[START Data provided]

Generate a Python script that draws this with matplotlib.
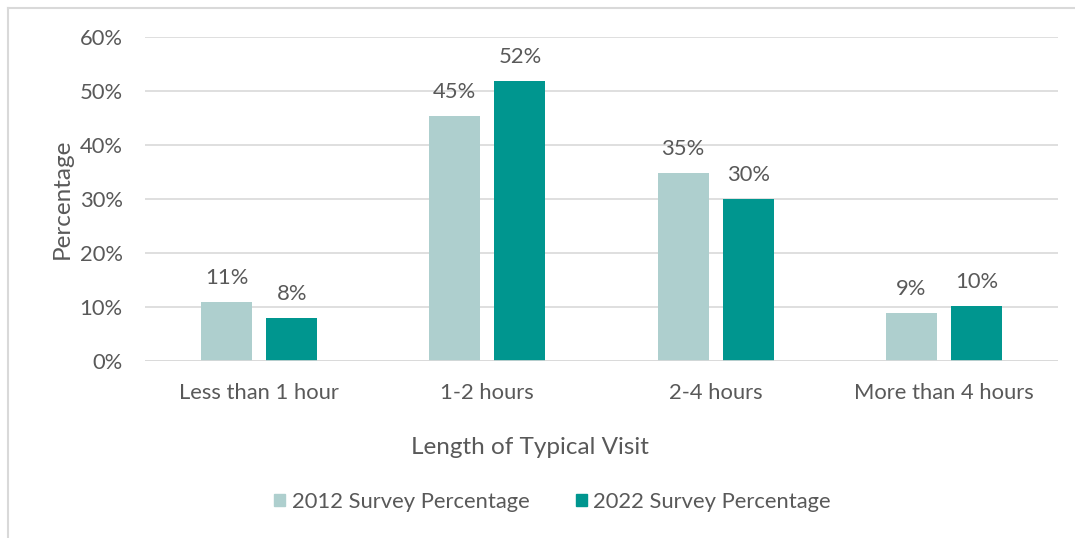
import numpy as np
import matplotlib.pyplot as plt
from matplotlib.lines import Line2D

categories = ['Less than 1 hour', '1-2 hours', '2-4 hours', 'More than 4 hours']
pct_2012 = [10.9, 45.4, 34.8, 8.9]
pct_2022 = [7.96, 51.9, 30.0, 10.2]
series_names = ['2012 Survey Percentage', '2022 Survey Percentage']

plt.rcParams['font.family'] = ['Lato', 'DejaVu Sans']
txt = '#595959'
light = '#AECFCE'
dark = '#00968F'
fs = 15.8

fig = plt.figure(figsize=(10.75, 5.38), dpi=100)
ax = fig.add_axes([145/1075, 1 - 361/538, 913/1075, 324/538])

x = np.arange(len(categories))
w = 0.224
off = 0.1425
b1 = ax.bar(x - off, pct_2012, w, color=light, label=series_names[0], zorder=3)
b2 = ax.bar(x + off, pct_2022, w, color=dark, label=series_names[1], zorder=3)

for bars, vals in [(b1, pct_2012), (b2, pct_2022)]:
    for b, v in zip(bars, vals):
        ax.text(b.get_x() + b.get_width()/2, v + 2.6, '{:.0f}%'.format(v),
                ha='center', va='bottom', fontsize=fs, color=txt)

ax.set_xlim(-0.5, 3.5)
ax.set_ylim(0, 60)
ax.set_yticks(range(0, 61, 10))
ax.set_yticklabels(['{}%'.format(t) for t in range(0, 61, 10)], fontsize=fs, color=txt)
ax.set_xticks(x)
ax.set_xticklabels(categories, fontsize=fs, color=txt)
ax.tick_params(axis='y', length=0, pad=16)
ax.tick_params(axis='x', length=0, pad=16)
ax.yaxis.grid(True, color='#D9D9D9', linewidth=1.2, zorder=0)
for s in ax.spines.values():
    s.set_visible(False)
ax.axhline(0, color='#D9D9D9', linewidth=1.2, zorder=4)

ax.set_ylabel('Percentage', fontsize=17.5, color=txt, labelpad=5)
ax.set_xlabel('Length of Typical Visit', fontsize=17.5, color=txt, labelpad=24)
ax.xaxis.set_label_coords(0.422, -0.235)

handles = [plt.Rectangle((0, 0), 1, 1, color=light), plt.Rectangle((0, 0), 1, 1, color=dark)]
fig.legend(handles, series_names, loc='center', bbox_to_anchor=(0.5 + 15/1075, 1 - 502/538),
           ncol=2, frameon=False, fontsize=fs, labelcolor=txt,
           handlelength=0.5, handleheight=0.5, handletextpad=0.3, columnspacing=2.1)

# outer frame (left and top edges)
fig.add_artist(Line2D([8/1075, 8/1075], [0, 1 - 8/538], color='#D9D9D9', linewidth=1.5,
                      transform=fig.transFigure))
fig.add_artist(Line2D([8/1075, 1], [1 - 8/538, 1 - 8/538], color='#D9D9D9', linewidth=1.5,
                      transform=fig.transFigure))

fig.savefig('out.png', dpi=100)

[END Data provided]

(Request): Restate exactly, please, only the lines between the start of the data and the line containing "ax.axhline(0, color='#D9D9D9', linewidth=1.2, zorder=4)", both ends included, skipping the pictures.

(Response below):
Generate a Python script that draws this with matplotlib.
import numpy as np
import matplotlib.pyplot as plt
from matplotlib.lines import Line2D

categories = ['Less than 1 hour', '1-2 hours', '2-4 hours', 'More than 4 hours']
pct_2012 = [10.9, 45.4, 34.8, 8.9]
pct_2022 = [7.96, 51.9, 30.0, 10.2]
series_names = ['2012 Survey Percentage', '2022 Survey Percentage']

plt.rcParams['font.family'] = ['Lato', 'DejaVu Sans']
txt = '#595959'
light = '#AECFCE'
dark = '#00968F'
fs = 15.8

fig = plt.figure(figsize=(10.75, 5.38), dpi=100)
ax = fig.add_axes([145/1075, 1 - 361/538, 913/1075, 324/538])

x = np.arange(len(categories))
w = 0.224
off = 0.1425
b1 = ax.bar(x - off, pct_2012, w, color=light, label=series_names[0], zorder=3)
b2 = ax.bar(x + off, pct_2022, w, color=dark, label=series_names[1], zorder=3)

for bars, vals in [(b1, pct_2012), (b2, pct_2022)]:
    for b, v in zip(bars, vals):
        ax.text(b.get_x() + b.get_width()/2, v + 2.6, '{:.0f}%'.format(v),
                ha='center', va='bottom', fontsize=fs, color=txt)

ax.set_xlim(-0.5, 3.5)
ax.set_ylim(0, 60)
ax.set_yticks(range(0, 61, 10))
ax.set_yticklabels(['{}%'.format(t) for t in range(0, 61, 10)], fontsize=fs, color=txt)
ax.set_xticks(x)
ax.set_xticklabels(categories, fontsize=fs, color=txt)
ax.tick_params(axis='y', length=0, pad=16)
ax.tick_params(axis='x', length=0, pad=16)
ax.yaxis.grid(True, color='#D9D9D9', linewidth=1.2, zorder=0)
for s in ax.spines.values():
    s.set_visible(False)
ax.axhline(0, color='#D9D9D9', linewidth=1.2, zorder=4)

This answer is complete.